November 11, 2009

Why the Senate Still Matters

I've mentioned recently that I thought the Congress would be the harder chamber to get a health care bill through: the Senate is less encumbered by nuisance of elections. But others have rightly pointed out that a super majority while numerically feasible is hard to do once, let alone the two times that it will be required. True. But my main point I think, is still valid, at least to a certain extent.

Okay maybe I was wrong on this one.  Maybe I was blinded by a sense of frustration with Congress.
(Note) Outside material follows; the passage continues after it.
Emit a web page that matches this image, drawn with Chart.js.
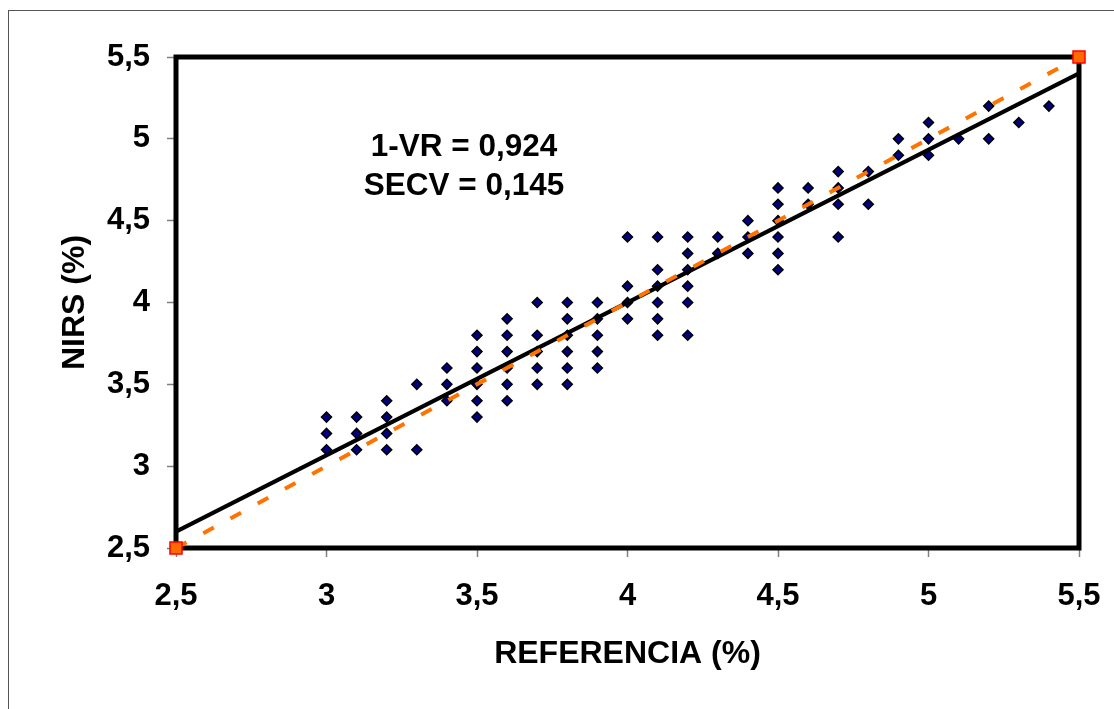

Right or wrong however, where the Senate matters most is its ability to stall or slow things considerably.  Even Harry Reid seems to be inadvertantly on side with this, talking about starting after the recess, or maybe next week.  Then there's Senator Lieberman who isn't onside with stopping a filibuster.  But Olympia Snowe might still side with Democrats, since she seems to be about as dependable to the GOP as a broken watch; right twice a day.  Actually in her case she sides with the right about twice a year.

But even if the Senate manages to produce it's own version - remember the House bill has been all but declared dead on arrival in the Senate - from the various versions the Senate has floating around, there's another matter to deal with still.

Reconciliation of the two versions of the bill.  That will take some time too.  And Time Is On Our Side if this thing continues to play out.  The various versions of the bill all can be picked apart and shown for what they really are - bloated, tax filled, freedom-killing, Constitutionally unsound manfiesto-driven slag heaps of bad ideas.


But here's my caveat on that.  Conservatives everywhere are busy combing over the Pelosi version of the health care bill, which to my mind is a pointless exercise.  It seems like there is a Democrat plan afoot to do a health care bill shell game.  If critical eyes can't focus on any version for long enough, and they don't even know what the final version will look like and when it will appear, how can they know that the final version won't be another Saturday night special that has a short window to critically review?  The answer is, they won't and they can't.

That doesn't mean that critical reviews of each and every version aren't important, because the bad taste in America's mouth is real, and the country  needs to be continually reminded of the pitfalls as they come to light.  But when the final version comes up for a vote in both houses - that's when the full throttle resistence to the Democrats' full-steam-ahead aproach has to happen.  It will likely come upon the country as a thief in the night.  So my point is this - be ready to mobilize quickly and effectively and with every effort possible when the time comes.